Are bigger pixels less noisy?

Started 4 months ago | Discussions thread
57even Forum Pro • Posts: 15,487
Re: Are bigger pixels less noisy?

bobn2 wrote:

57even wrote:

bobn2 wrote:

57even wrote:

I don't think that - at moderately high ISO - pixel size makes a significant difference. Or rather, the design of the pixel makes a bigger difference than the size. Read noise is quite unpredictable and doesn't correlate all that well with sensor size.

I think the problem with the approach that you are arguing against is the desire to find absolute rules such as 'bigger pixels means less noise'.

Where was I doing that?

The actuality of designing sensors is one of trading off many different design parameters, and it is not a given that one design parameter on its own only gives benefits. Let's take pixel size, for instance. A big pixel might improve the proportion of incident light captured due to a higher fill factor. But then it will need a higher saturation capacity if it is to operate at the same exposure. That means a lower conversion gain which will increase read noise. Then the potential gradients in a large pixel will be shallower, so it might be more difficult to transfer the charge to the read gate, so the conversion efficiency might be lower than a small pixel. The only way to make generalised statements is to look for trends in performance data, and those don't show significantly better noise performance for bigger pixels.

Where did I say it did?

Sorry, a misunderstanding here. I wasn't disputing anything you said, I was backing up your position. I thought I'd made that clear when I said 'the problem with the approach that you are arguing with',

That could be taken either way when you think about it...

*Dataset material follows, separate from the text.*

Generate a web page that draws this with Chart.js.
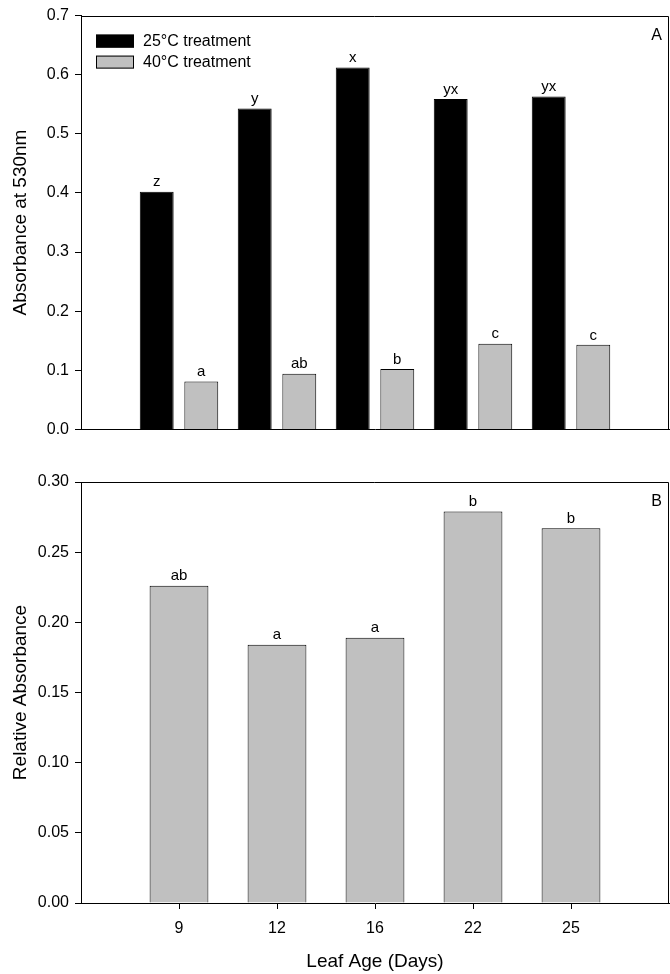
<!DOCTYPE html>
<html>
<head>
<meta charset="utf-8">
<script src="https://cdn.jsdelivr.net/npm/chart.js@4.4.1/dist/chart.umd.min.js"></script>
<style>
  body { margin: 0; background: #fff; }
  #wrap { position: relative; width: 670px; height: 974px; }
  .box { position: absolute; left: 0; width: 670px; }
</style>
</head>
<body>
<div id="wrap">
  <div class="box" style="top:0; height:445px;"><canvas id="chartA"></canvas></div>
  <div class="box" style="top:445px; height:529px;"><canvas id="chartB"></canvas></div>
</div>
<script>
// leaf age categories (days)
const days = ['9', '12', '16', '22', '25']

// panel A - absorbance at 530nm
const abs25 = [0.402, 0.543, 0.612, 0.559, 0.563]
const abs40 = [0.081, 0.094, 0.102, 0.145, 0.143]
const letters25 = ['z', 'y', 'x', 'yx', 'yx']
const letters40 = ['a', 'ab', 'b', 'c', 'c']
const yTicksA = [0, 0.1, 0.2, 0.3, 0.4, 0.5, 0.6, 0.7]

// panel B - relative absorbance
const relAbs = [0.226, 0.184, 0.189, 0.279, 0.267]
const lettersB = ['ab', 'a', 'a', 'b', 'b']
const yTicksB = [0, 0.05, 0.10, 0.15, 0.20, 0.25, 0.30]

Chart.defaults.font.family = '"Liberation Sans", Arial, sans-serif'
Chart.defaults.color = '#000'

// blank slot at both ends so the bars sit at 1/6 .. 5/6 of the axis
const labels = [''].concat(days, [''])
const pad = arr => [null].concat(arr, [null])

// letters above the bars
const barLetters = {
  id: 'barLetters',
  afterDatasetsDraw(chart) {
    const ctx = chart.ctx
    ctx.save()
    ctx.font = '15px "Liberation Sans", Arial, sans-serif'
    ctx.fillStyle = '#000'
    ctx.textAlign = 'center'
    ctx.textBaseline = 'bottom'
    chart.data.datasets.forEach((ds, i) => {
      const meta = chart.getDatasetMeta(i)
      meta.data.forEach((el, j) => {
        if (ds.data[j] == null) return
        ctx.fillText(ds.letters[j - 1], el.x, el.y - 2)
      })
    })
    ctx.restore()
  }
}

// top + right border of the plot, and the panel letter
const frame = {
  id: 'frame',
  afterDraw(chart, args, opts) {
    const a = chart.chartArea
    const ctx = chart.ctx
    const t = Math.round(a.top) + 0.5
    const r = Math.round(a.right) - 0.5
    ctx.save()
    ctx.strokeStyle = '#000'
    ctx.lineWidth = 1
    ctx.beginPath()
    ctx.moveTo(a.left, t)
    ctx.lineTo(r, t)
    ctx.lineTo(r, a.bottom)
    ctx.stroke()
    ctx.font = '16px "Liberation Sans", Arial, sans-serif'
    ctx.fillStyle = '#000'
    ctx.textAlign = 'right'
    ctx.textBaseline = 'middle'
    ctx.fillText(opts.text, a.right - 7, a.top + 20)
    ctx.restore()
  }
}

// legend drawn inside the top plot
const boxLegend = {
  id: 'boxLegend',
  afterDraw(chart, args, opts) {
    if (!opts.show) return
    const a = chart.chartArea
    const ctx = chart.ctx
    ctx.save()
    ctx.font = '16px "Liberation Sans", Arial, sans-serif'
    ctx.textBaseline = 'middle'
    ctx.textAlign = 'left'
    chart.data.datasets.forEach((ds, i) => {
      const x = a.left + 15
      const y = a.top + 19 + i * 21
      ctx.fillStyle = ds.backgroundColor
      ctx.fillRect(x, y, 38, 13)
      ctx.strokeStyle = '#000'
      ctx.lineWidth = 1
      ctx.strokeRect(x + 0.5, y + 0.5, 37, 12)
      ctx.fillStyle = '#000'
      ctx.fillText(ds.label, x + 47, y + 7)
    })
    ctx.restore()
  }
}

const hideEndTicks = c => (c.index === 0 || c.index === labels.length - 1) ? 'rgba(0,0,0,0)' : '#000'

function yAxis(title, ticks, digits, max) {
  return {
    min: 0,
    max: max,
    afterFit: s => { s.width = 81 },
    afterBuildTicks: s => { s.ticks = ticks.map(v => ({ value: v })) },
    ticks: {
      font: { size: 16 },
      padding: 6,
      callback: v => Number(v).toFixed(digits)
    },
    grid: { drawOnChartArea: false, drawTicks: true, tickLength: 6, tickColor: '#000' },
    border: { display: true, color: '#000', width: 1 },
    title: { display: true, text: title, font: { size: 19 }, padding: { top: 9, bottom: 0 } }
  }
}

new Chart(document.getElementById('chartA'), {
  type: 'bar',
  data: {
    labels: labels,
    datasets: [{
      label: '25°C treatment',
      data: pad(abs25),
      letters: letters25,
      backgroundColor: '#000000',
      borderColor: '#000000',
      borderWidth: 1
    }, {
      label: '40°C treatment',
      data: pad(abs40),
      letters: letters40,
      backgroundColor: '#c0c0c0',
      borderColor: '#000000',
      borderWidth: 1
    }]
  },
  options: {
    responsive: true,
    maintainAspectRatio: false,
    animation: false,
    categoryPercentage: 0.91,
    barPercentage: 0.76,
    layout: { padding: { top: 10, right: 1, left: 0, bottom: 0 } },
    scales: {
      x: {
        offset: false,
        afterFit: s => { s.height = 15; s.paddingLeft = 0; s.paddingRight = 0 },
        ticks: { display: false },
        grid: { display: true, drawOnChartArea: false, drawTicks: false, offset: false },
        border: { display: true, color: '#000', width: 1 }
      },
      y: yAxis('Absorbance at 530nm', yTicksA, 1, 0.7)
    },
    plugins: {
      legend: { display: false },
      tooltip: { enabled: false },
      frame: { text: 'A' },
      boxLegend: { show: true }
    }
  },
  plugins: [barLetters, frame, boxLegend]
})

new Chart(document.getElementById('chartB'), {
  type: 'bar',
  data: {
    labels: labels,
    datasets: [{
      label: 'Relative absorbance',
      data: pad(relAbs),
      letters: lettersB,
      backgroundColor: '#c0c0c0',
      borderColor: '#000000',
      borderWidth: 1
    }]
  },
  options: {
    responsive: true,
    maintainAspectRatio: false,
    animation: false,
    categoryPercentage: 0.6,
    barPercentage: 1.0,
    layout: { padding: { top: 37, right: 1, left: 0, bottom: 0 } },
    scales: {
      x: {
        offset: false,
        afterFit: s => { s.height = 71; s.paddingLeft = 0; s.paddingRight = 0 },
        ticks: { font: { size: 16 }, padding: 10, maxRotation: 0, autoSkip: false },
        grid: { drawOnChartArea: false, drawTicks: true, tickLength: 6, tickColor: hideEndTicks, offset: false },
        border: { display: true, color: '#000', width: 1 },
        title: { display: true, text: 'Leaf Age (Days)', font: { size: 19 }, padding: { top: 0, bottom: 1 } }
      },
      y: yAxis('Relative Absorbance', yTicksB, 2, 0.3)
    },
    plugins: {
      legend: { display: false },
      tooltip: { enabled: false },
      frame: { text: 'B' },
      boxLegend: { show: false }
    }
  },
  plugins: [barLetters, frame, boxLegend]
})
</script>
</body>
</html>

rather than 'the problem with your argument'. Obviously not clear enough. Sorry about that.

No problem. What you said about conversion gain is also true, but set that against larger source followers having less 1/f noise, and DCG which nullifies the gain issue.

However, there are interesting differences in some cases between dedicated low res sports cameras and their high-res landscape siblings, where the former have superior DR at high ISO (sometimes significant) and worse DR at low ISO (also significant).

A7S vs A7R4

https://www.dxomark.com/Cameras/Compare/Side-by-side/Sony-A7S-versus-Sony-A7R-IV___949_1326

D3s vs D3x

https://www.dxomark.com/Cameras/Compare/Side-by-side/Nikon-D3X-versus-Nikon-D3s___485_628

However, the D3 was no better at high ISO than the D3x, so this seems to be more to do with electronics than pixel pitch.

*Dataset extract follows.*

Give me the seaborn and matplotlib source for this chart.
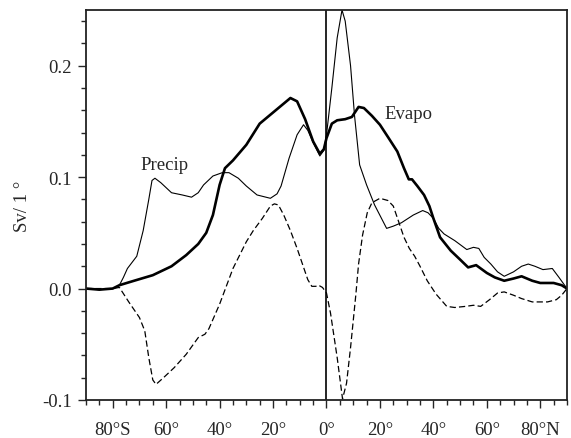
import matplotlib
matplotlib.use("Agg")
import matplotlib.pyplot as plt
from matplotlib.ticker import FixedLocator, FixedFormatter, MultipleLocator, FormatStrFormatter
import seaborn as sns
import pandas as pd

# Zonal distribution of evaporation, precipitation and E - P (Sv per degree latitude)
evapo_lat = [-90, -85, -80, -77.5, -72, -65, -58, -52.5, -48, -45, -42.5, -40, -38, -35,
             -30, -25, -20, -16, -13.5, -11, -8, -5, -2.5, -1, 0, 2, 4, 7, 9.5, 12, 14,
             17, 20, 23, 26.5, 29, 30.8, 32, 34, 36.5, 38.5, 40, 42.5, 46.5, 50, 53, 56,
             60, 63, 66.5, 70, 73, 77, 80, 85, 88, 90]
evapo_val = [0.0, -0.001, 0.0, 0.003, 0.007, 0.012, 0.020, 0.030, 0.040, 0.050, 0.066,
             0.093, 0.108, 0.115, 0.129, 0.148, 0.158, 0.166, 0.171, 0.168, 0.152, 0.132,
             0.121, 0.125, 0.135, 0.148, 0.151, 0.152, 0.154, 0.163, 0.162, 0.155, 0.147,
             0.136, 0.123, 0.108, 0.098, 0.098, 0.092, 0.084, 0.074, 0.063, 0.046, 0.034,
             0.026, 0.019, 0.021, 0.014, 0.010, 0.007, 0.009, 0.011, 0.007, 0.005, 0.005,
             0.003, 0.0]

precip_lat = [-90, -85, -80, -77.5, -76, -74.5, -71, -68.6, -66.5, -65.3, -64.2, -62, -58,
              -54, -50.5, -48, -46, -42.5, -39, -36.5, -33, -30, -26, -21, -18.5, -17,
              -14, -11, -8.6, -7, -5, -2.5, -1, 0, 2, 4, 5.8, 7, 9, 10.5, 12.4, 15, 18,
              22.5, 25, 28, 32.5, 36, 38, 40, 42, 44, 48, 52.5, 55, 57, 59, 61.5, 64,
              66.5, 70, 73, 75.5, 78, 81, 84.5, 87, 90]
precip_val = [0.0, -0.001, 0.0, 0.003, 0.010, 0.018, 0.029, 0.052, 0.080, 0.097, 0.099,
              0.095, 0.086, 0.084, 0.082, 0.086, 0.093, 0.101, 0.104, 0.104, 0.099, 0.092,
              0.084, 0.081, 0.085, 0.092, 0.117, 0.138, 0.147, 0.142, 0.131, 0.119, 0.124,
              0.138, 0.180, 0.225, 0.250, 0.240, 0.200, 0.155, 0.111, 0.093, 0.075, 0.054,
              0.056, 0.059, 0.066, 0.070, 0.068, 0.063, 0.054, 0.049, 0.043, 0.035, 0.037,
              0.036, 0.028, 0.022, 0.015, 0.011, 0.015, 0.020, 0.022, 0.020, 0.017, 0.018,
              0.010, 0.0]

emp_lat = [-90, -85, -80, -77.5, -74, -70, -68, -66.5, -65, -63.8, -61, -57, -52.5, -48,
           -45.5, -44, -40, -35, -30, -27.4, -24, -21, -19.5, -18, -16, -13.5, -11, -9,
           -7, -5.5, -4, -3, -1.5, 0, 1.5, 4, 6, 7.5, 9, 11, 12, 13.5, 15.25, 17, 20, 23,
           25, 27, 29, 31, 33, 35, 37.7, 41, 45, 48, 52, 55, 57.7, 61, 64, 66.5, 70, 73,
           77, 82.7, 86, 88, 90]
emp_val = [0.0, 0.0, 0.0, 0.001, -0.012, -0.026, -0.038, -0.062, -0.082, -0.086, -0.080,
           -0.071, -0.059, -0.044, -0.041, -0.036, -0.014, 0.018, 0.042, 0.052, 0.063,
           0.074, 0.076, 0.075, 0.066, 0.052, 0.036, 0.022, 0.008, 0.002, 0.002, 0.003,
           0.001, -0.004, -0.022, -0.062, -0.099, -0.085, -0.053, -0.005, 0.022, 0.048,
           0.068, 0.077, 0.081, 0.079, 0.074, 0.060, 0.046, 0.036, 0.029, 0.020, 0.007,
           -0.005, -0.016, -0.017, -0.016, -0.015, -0.016, -0.010, -0.004, -0.003, -0.006,
           -0.009, -0.012, -0.012, -0.010, -0.006, 0.0]

xtick_pos = [-80, -60, -40, -20, 0, 20, 40, 60, 80]
xtick_lbl = ["80°S", "60°", "40°", "20°", "0°", "20°", "40°", "60°", "80°N"]
ytick_pos = [-0.1, 0.0, 0.1, 0.2]

FS = 13.5

sns.set_style("ticks")
plt.rcParams["font.family"] = ["Liberation Serif", "DejaVu Serif"]
plt.rcParams["axes.unicode_minus"] = False
plt.rcParams["font.size"] = FS

fig = plt.figure(figsize=(5.71, 4.39), dpi=100)
ax = fig.add_axes([0.1506, 0.0866, 0.8424, 0.8884])

ev = pd.DataFrame({"lat": evapo_lat, "val": evapo_val})
pr = pd.DataFrame({"lat": precip_lat, "val": precip_val})
ep = pd.DataFrame({"lat": emp_lat, "val": emp_val})

sns.lineplot(data=ep, x="lat", y="val", ax=ax, color="black", lw=0.9,
             dashes=False, linestyle=(0, (5, 2.5)))
sns.lineplot(data=pr, x="lat", y="val", ax=ax, color="black", lw=0.8)
sns.lineplot(data=ev, x="lat", y="val", ax=ax, color="black", lw=1.9)

ax.axvline(0, color="black", lw=1.2)

ax.text(-60.5, 0.111, "Precip", ha="center", va="center", fontsize=FS)
ax.text(30.8, 0.157, "Evapo", ha="center", va="center", fontsize=FS)

ax.set_xlim(-90, 90)
ax.set_ylim(-0.1, 0.25)
ax.xaxis.set_major_locator(FixedLocator(xtick_pos))
ax.xaxis.set_major_formatter(FixedFormatter(xtick_lbl))
ax.xaxis.set_minor_locator(MultipleLocator(5))
ax.yaxis.set_major_locator(FixedLocator(ytick_pos))
ax.yaxis.set_major_formatter(FormatStrFormatter("%.1f"))
ax.yaxis.set_minor_locator(MultipleLocator(0.02))

ax.tick_params(which="major", length=6, width=1.0, direction="out", labelsize=FS)
ax.tick_params(axis="x", which="major", pad=9)
ax.tick_params(axis="y", which="major", pad=4)
ax.tick_params(which="minor", length=3.5, width=1.0, direction="out")
for s in ax.spines.values():
    s.set_linewidth(1.3)
    s.set_color("#222222")

ax.set_xlabel("")
ax.set_ylabel("Sv/ 1 °", fontsize=FS, labelpad=8)

fig.savefig("out.png", dpi=100)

The low ISO issue seems to relate to gain and downstream noise - the high ISO difference seems to imply lower upstream noise (as a proportion of signal when normalised).

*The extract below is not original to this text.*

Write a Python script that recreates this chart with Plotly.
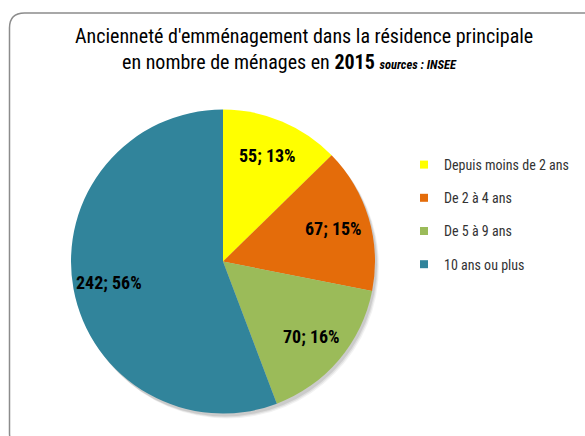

Or some massaging of the data in camera.

BTW, spoke to a friend who used to work for Pentax. He reckons they stuck with SOS to match their light meters at the same ISO (which they apparently do).

Can't say why Olympus or Fuji do it, but it's notable that they both use a much higher IE than the equivalent ISO speed. (ISO 200 vs 100 for instance). This should also align pretty well with a light meter with a K value of 14 (eg a Pentax one).